Immerhin gibt es auch in der Union nicht wenige, die die Upload-Filter ablehnen – sonst wäre der Satz im Koalitionsvertrag ja gar nicht zustande gekommen. Ihr jetzt vorgelegter Lösungsvorschlag kommt zu spät, und er kommt auf der falschen Ebene. Man hätte die Pauschalvergütung im vergangenen Sommer im EU-Parlament unterstützen können – nun Artikel13 zuzustimmen und das Schlimmste auf nationaler Ebene zu verhindern, macht keinen Sinn.

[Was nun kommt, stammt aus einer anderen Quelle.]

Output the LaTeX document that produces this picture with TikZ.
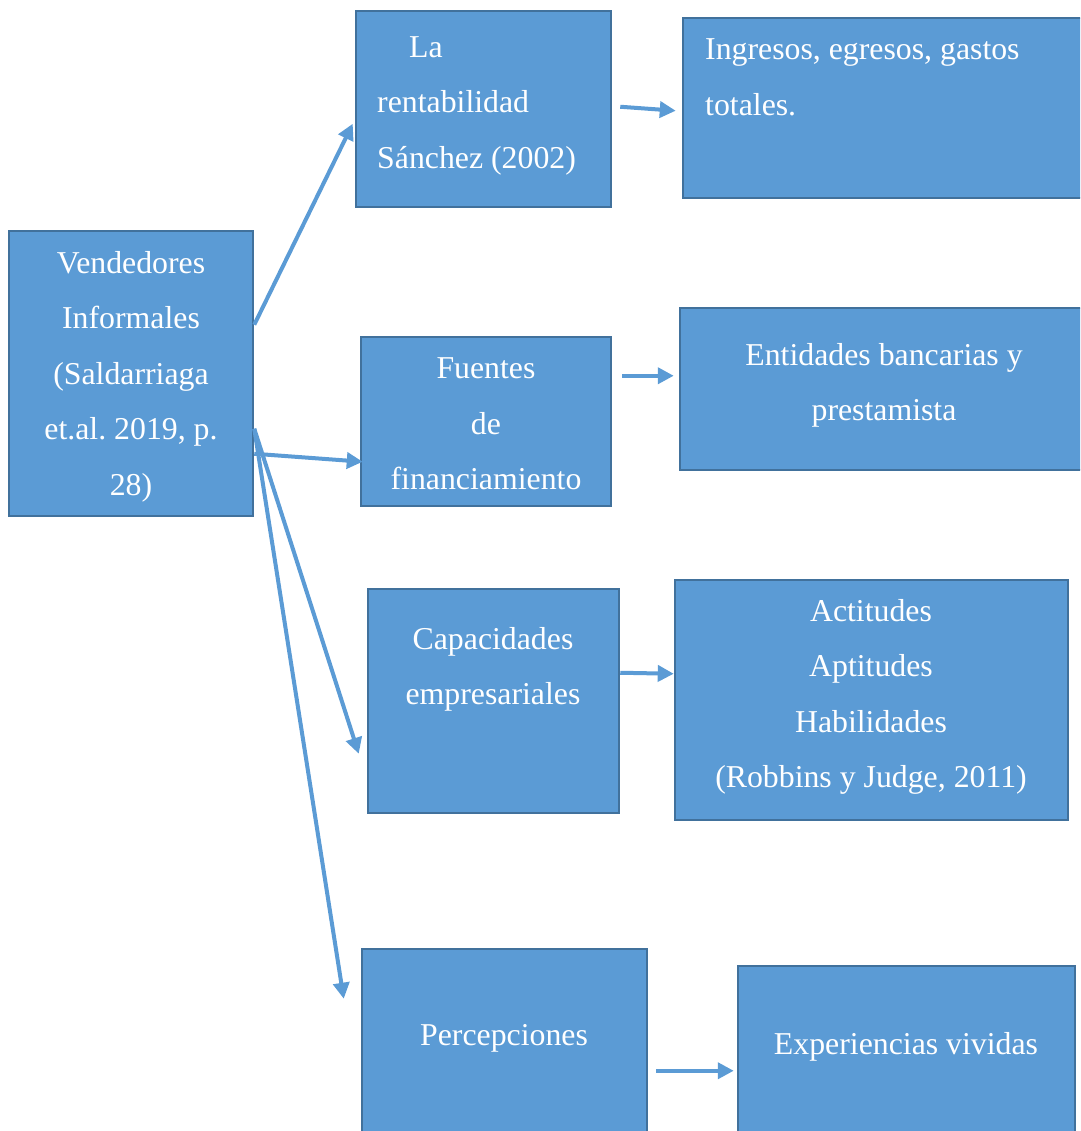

Die Spitzengremien der SPD schlagen den Delegierten des Konvents am 23.3. nun einen Beschluss vor, der die Haltung des Koalitionsvertrags bekräftigt und die Rechte der Urheber und Kreativen anerkennt, Upload-Filter zu ihrer Durchsetzung aber ablehnt.
Wir hoffen auf eine starke Mehrheit für diesen Beschluss, die dann auch als Appell an die Europa-Abgeordneten der SPD verstanden werden kann. Denn im Europäischen Parlament steht am 26.3.19 die Urheberrechts-Richtlinie zur Abstimmung an. Es bleibt jetzt nur noch zu hoffen, dass der Antrag, #Artikel13 zu streichen, eine Mehrheit findet.
Ich unterstütze deshalb auch ganz ausdrücklich die Demonstrationen, die für den 23.3.19 überall in Deutschland und auch in anderen Mitgliedsstaaten angekündigt sind und die gegen Upload-Filter protestieren. Hier rufen viele junge und manche nicht mehr ganz so junge Menschen: „Wir sind viele, wir sind laut, weil ihr uns die Freiheit klaut!“. Diese Demonstranten sind keine Bots, und sie stehen für mich nicht für irgendeine Umsonst-Kultur, sondern für Freiheit, Vielfalt und Kreativität im Netz!